Collected material:

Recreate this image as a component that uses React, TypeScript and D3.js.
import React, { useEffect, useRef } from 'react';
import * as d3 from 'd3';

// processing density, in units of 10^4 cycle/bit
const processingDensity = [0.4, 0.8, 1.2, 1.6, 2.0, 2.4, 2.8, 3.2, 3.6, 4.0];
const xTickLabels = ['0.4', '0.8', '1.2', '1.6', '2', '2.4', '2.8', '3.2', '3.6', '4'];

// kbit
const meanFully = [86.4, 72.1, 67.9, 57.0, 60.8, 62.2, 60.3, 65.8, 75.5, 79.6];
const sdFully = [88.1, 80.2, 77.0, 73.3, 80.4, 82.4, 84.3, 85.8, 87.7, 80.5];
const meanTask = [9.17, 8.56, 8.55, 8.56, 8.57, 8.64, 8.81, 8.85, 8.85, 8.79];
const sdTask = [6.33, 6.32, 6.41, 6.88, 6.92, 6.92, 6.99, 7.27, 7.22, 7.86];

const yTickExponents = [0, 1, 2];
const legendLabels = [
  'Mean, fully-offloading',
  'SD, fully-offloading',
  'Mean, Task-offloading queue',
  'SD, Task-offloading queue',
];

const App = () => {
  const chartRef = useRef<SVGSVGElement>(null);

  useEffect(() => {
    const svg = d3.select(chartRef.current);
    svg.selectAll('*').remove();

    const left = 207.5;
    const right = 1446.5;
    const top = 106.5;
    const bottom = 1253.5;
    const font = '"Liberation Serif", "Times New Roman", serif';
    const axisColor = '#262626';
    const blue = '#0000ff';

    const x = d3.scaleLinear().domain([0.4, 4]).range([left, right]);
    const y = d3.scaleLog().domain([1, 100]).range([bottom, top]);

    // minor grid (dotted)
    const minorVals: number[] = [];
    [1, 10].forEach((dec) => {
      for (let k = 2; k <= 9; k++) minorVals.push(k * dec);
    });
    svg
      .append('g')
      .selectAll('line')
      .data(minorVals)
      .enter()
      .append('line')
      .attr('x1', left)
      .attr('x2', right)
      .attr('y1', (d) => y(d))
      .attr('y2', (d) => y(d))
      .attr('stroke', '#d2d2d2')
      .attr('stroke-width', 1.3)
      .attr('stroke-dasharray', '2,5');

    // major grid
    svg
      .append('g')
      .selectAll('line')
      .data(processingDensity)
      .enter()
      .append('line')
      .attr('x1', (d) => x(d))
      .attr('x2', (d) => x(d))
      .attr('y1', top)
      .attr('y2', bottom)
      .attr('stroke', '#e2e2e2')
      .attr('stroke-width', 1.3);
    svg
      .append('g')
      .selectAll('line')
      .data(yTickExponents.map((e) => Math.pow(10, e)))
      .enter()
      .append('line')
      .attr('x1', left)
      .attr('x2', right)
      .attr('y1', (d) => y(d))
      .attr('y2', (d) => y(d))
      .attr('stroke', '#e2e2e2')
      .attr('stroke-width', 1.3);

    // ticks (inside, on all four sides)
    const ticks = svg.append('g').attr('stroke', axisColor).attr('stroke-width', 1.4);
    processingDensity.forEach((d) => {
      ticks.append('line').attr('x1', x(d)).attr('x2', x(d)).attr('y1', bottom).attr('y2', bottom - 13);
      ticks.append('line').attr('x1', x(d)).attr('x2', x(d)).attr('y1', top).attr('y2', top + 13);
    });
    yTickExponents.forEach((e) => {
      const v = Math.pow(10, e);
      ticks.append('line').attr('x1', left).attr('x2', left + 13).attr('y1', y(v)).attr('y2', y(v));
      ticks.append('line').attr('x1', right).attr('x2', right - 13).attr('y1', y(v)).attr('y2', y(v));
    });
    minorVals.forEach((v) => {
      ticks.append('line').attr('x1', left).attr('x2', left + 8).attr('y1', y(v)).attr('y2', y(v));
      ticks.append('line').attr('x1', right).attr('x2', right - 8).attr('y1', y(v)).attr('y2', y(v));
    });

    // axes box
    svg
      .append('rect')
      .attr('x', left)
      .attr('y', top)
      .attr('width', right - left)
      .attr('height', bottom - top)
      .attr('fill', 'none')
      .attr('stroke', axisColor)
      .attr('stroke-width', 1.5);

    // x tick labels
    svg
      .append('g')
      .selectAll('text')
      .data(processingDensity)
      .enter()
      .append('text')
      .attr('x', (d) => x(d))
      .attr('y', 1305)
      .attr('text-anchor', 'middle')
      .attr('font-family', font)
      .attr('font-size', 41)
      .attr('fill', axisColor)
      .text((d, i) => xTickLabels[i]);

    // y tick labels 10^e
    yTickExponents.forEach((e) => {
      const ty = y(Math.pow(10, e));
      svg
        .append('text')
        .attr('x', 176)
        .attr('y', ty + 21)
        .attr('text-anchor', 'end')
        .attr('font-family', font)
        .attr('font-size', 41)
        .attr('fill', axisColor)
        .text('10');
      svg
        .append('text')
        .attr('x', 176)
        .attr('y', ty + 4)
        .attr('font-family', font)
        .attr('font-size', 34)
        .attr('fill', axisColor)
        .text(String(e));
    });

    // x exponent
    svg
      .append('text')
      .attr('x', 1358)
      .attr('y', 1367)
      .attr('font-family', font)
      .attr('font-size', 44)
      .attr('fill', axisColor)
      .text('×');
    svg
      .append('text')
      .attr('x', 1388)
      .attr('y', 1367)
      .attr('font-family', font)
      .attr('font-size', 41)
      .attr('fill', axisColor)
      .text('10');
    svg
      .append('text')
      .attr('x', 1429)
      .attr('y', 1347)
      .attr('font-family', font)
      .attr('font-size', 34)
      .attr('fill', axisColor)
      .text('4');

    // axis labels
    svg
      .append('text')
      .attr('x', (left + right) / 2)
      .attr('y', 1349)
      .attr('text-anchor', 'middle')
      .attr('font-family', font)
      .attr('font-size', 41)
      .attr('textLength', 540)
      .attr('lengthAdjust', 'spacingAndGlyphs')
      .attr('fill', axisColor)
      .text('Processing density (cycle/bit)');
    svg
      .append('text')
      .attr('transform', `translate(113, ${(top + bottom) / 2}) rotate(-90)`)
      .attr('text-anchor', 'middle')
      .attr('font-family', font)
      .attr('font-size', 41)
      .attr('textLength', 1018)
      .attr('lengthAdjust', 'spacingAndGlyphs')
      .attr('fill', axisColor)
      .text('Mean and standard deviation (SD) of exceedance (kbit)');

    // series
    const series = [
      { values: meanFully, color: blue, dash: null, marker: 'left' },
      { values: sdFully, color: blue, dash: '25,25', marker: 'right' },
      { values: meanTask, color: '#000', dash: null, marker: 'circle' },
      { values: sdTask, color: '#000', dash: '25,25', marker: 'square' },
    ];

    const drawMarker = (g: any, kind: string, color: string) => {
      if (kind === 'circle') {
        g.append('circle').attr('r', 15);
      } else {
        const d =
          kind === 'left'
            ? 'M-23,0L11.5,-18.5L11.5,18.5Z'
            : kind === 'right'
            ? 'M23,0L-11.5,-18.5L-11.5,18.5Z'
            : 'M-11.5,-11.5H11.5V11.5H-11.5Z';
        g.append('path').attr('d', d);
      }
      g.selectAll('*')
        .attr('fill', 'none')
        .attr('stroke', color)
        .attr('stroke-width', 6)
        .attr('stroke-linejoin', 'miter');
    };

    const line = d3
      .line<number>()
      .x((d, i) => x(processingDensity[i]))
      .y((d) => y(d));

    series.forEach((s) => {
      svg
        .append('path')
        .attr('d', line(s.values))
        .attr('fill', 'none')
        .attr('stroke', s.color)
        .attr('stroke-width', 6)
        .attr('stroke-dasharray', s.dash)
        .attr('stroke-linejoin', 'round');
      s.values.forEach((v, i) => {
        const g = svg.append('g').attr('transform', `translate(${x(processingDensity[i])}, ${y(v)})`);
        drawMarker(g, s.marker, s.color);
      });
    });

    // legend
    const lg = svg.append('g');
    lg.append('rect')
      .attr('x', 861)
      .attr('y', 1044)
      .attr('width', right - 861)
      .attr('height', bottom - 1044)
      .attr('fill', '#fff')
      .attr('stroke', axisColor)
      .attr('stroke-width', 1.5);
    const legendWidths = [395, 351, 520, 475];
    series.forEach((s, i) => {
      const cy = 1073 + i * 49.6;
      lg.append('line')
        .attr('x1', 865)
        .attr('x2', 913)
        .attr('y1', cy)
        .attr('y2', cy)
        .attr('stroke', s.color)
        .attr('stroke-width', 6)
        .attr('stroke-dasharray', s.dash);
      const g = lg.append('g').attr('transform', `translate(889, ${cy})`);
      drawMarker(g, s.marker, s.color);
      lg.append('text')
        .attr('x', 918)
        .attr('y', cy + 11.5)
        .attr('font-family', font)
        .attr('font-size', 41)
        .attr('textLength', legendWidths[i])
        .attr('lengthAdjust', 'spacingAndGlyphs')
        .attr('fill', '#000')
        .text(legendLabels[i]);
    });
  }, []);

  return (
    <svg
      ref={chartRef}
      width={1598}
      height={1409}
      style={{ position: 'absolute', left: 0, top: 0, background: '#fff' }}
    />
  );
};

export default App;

What you have to do:
Return the opening line of the data and every line after it through the line containing "const y = d3.scaleLog().domain([1, 100]).range([bottom, top]);", please, exactly as written and with nothing added.

Final result:
Recreate this image as a component that uses React, TypeScript and D3.js.
import React, { useEffect, useRef } from 'react';
import * as d3 from 'd3';

// processing density, in units of 10^4 cycle/bit
const processingDensity = [0.4, 0.8, 1.2, 1.6, 2.0, 2.4, 2.8, 3.2, 3.6, 4.0];
const xTickLabels = ['0.4', '0.8', '1.2', '1.6', '2', '2.4', '2.8', '3.2', '3.6', '4'];

// kbit
const meanFully = [86.4, 72.1, 67.9, 57.0, 60.8, 62.2, 60.3, 65.8, 75.5, 79.6];
const sdFully = [88.1, 80.2, 77.0, 73.3, 80.4, 82.4, 84.3, 85.8, 87.7, 80.5];
const meanTask = [9.17, 8.56, 8.55, 8.56, 8.57, 8.64, 8.81, 8.85, 8.85, 8.79];
const sdTask = [6.33, 6.32, 6.41, 6.88, 6.92, 6.92, 6.99, 7.27, 7.22, 7.86];

const yTickExponents = [0, 1, 2];
const legendLabels = [
  'Mean, fully-offloading',
  'SD, fully-offloading',
  'Mean, Task-offloading queue',
  'SD, Task-offloading queue',
];

const App = () => {
  const chartRef = useRef<SVGSVGElement>(null);

  useEffect(() => {
    const svg = d3.select(chartRef.current);
    svg.selectAll('*').remove();

    const left = 207.5;
    const right = 1446.5;
    const top = 106.5;
    const bottom = 1253.5;
    const font = '"Liberation Serif", "Times New Roman", serif';
    const axisColor = '#262626';
    const blue = '#0000ff';

    const x = d3.scaleLinear().domain([0.4, 4]).range([left, right]);
    const y = d3.scaleLog().domain([1, 100]).range([bottom, top]);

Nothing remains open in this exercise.